AFTER years of discussions and changes in plans, the establishment of a junior ministry for tourism was approved by the legislature on Tuesday. The government’s bill also stipulated the appointment of an under-secretary for tourism who will be directly answerable to the president but would not be a fully-fledged member of the Council of Ministers. He or she would not be able to submit proposals to the council or have the right to vote on decisions, but will only take part in meetings discussing matters relating to the tourism portfolio.
The government had for some time wanted to scrap the Cyprus Tourism Organisation, a semi-governmental organisation under the authority of the ministry of commerce, industry, energy and tourism. Apart from wanting to reduce the policy-load of the commerce ministry, once energy had become a major policy issue, the government also believed that the CTO had very few powers to be an effective organisation as it could not draft or implement tourism policy. Government sources had often dismissed it as an “over-staffed bureaucratic inspectorate”, insisting that it should go.
It was of course not the fault of the CTO that it had no autonomy and existed primarily to implement policies decided by the ministry. Nor was it the fault of the CTO that the strategic plans for tourism, drafted by successive governments, were not pursued by the commerce ministry. In the end, the organisation was left to promote the Cyprus tourism product abroad, running advertising campaigns and offering incentives to tour operators as well as policing tourism establishments and facilities.
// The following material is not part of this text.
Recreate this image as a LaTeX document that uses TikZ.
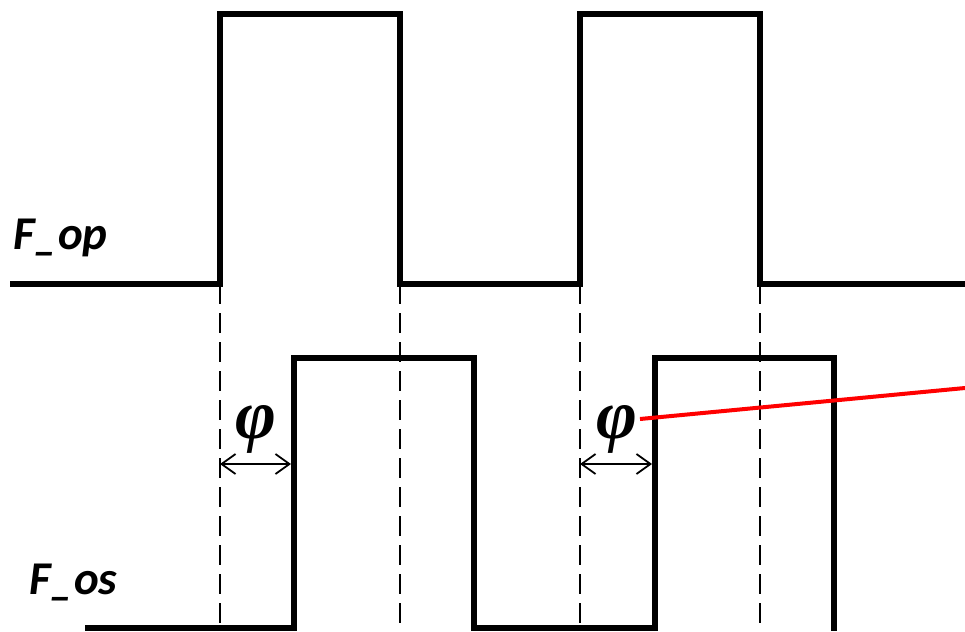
\documentclass[tikz,border=0pt]{standalone}
\usepackage{fontspec}
\newfontfamily\labelfont{Carlito}
\newfontfamily\phifont{Liberation Serif}
\usetikzlibrary{arrows.meta}

\begin{document}
\begin{tikzpicture}[x=1pt, y=-1pt,
        signal/.style={line width=6pt, line join=miter},
        guide/.style={line width=2pt, dash pattern=on 20pt off 9pt},
        phase/.style={{Straight Barb[length=14pt,width=20pt]}-{Straight Barb[length=14pt,width=20pt]}, line width=1.8pt},
        lbl/.style={font=\labelfont\bfseries\itshape\fontsize{47}{47}\selectfont,
                    anchor=base west, inner sep=0pt},
        phi/.style={font=\phifont\bfseries\itshape\fontsize{70}{70}\selectfont, inner sep=0pt}]
    \useasboundingbox (0,0) rectangle (965,631);
    % reference signal
    \draw[signal] (10,284) -- (220,284) -- (220,14) -- (400,14) -- (400,284)
        -- (580,284) -- (580,14) -- (760,14) -- (760,284) -- (965,284);
    % shifted signal
    \draw[signal] (85,628) -- (294,628) -- (294,358) -- (474,358) -- (474,628)
        -- (655,628) -- (655,358) -- (834,358) -- (834,631);

    \foreach \x in {220,400,580,760} {
            \draw[guide] (\x,284) -- (\x,631);
        }

    \foreach \i/\a/\b in {1/220/291, 2/580/652} {
            \coordinate (L\i) at (\a,464);
            \coordinate (R\i) at (\b,464);
            \draw[phase] (L\i) -- (R\i);
        }
    \node[phi, anchor=base] (P1) at (256,438) {φ};
    \node[phi, anchor=base] (P2) at (617,438) {φ};

    \coordinate (E) at (965,388);
    \draw[red, line width=4pt] (640,419) -- (E);

    \node[lbl] (Fop) at (13,249) {F\_op};
    \node[lbl] (Fos) at (29,594) {F\_os};
\end{tikzpicture}
\end{document}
According to the bill approved on Tuesday the junior ministry for tourism would come into being on the first day of 2019 when the CTO will be abolished. All its staff will be transferred to the newly established entity. Deputy government spokesperson Klelia Vasiliou hailed the decision as a “milestone for boosting the tourism sector, which is a key sector of the economy”. The junior ministry would usher in the implementation of the national strategy for tourism, she said. But that should be taken with a pinch of salt, considering the number of national strategies ending up in the recycling bin over the years.
We sincerely hope that the junior ministry will ensure the implementation of a “strategy that includes clear targets and timetables that will lead to the upgrading and promotion of our tourist product”, and “increase the industry’s momentum”, but it is difficult not to view these claims with a large dose of scepticism. The junior ministry will have more powers than the CTO, but it will also be a bureaucratic structure, operating at the glacial pace of the rest of the state sector.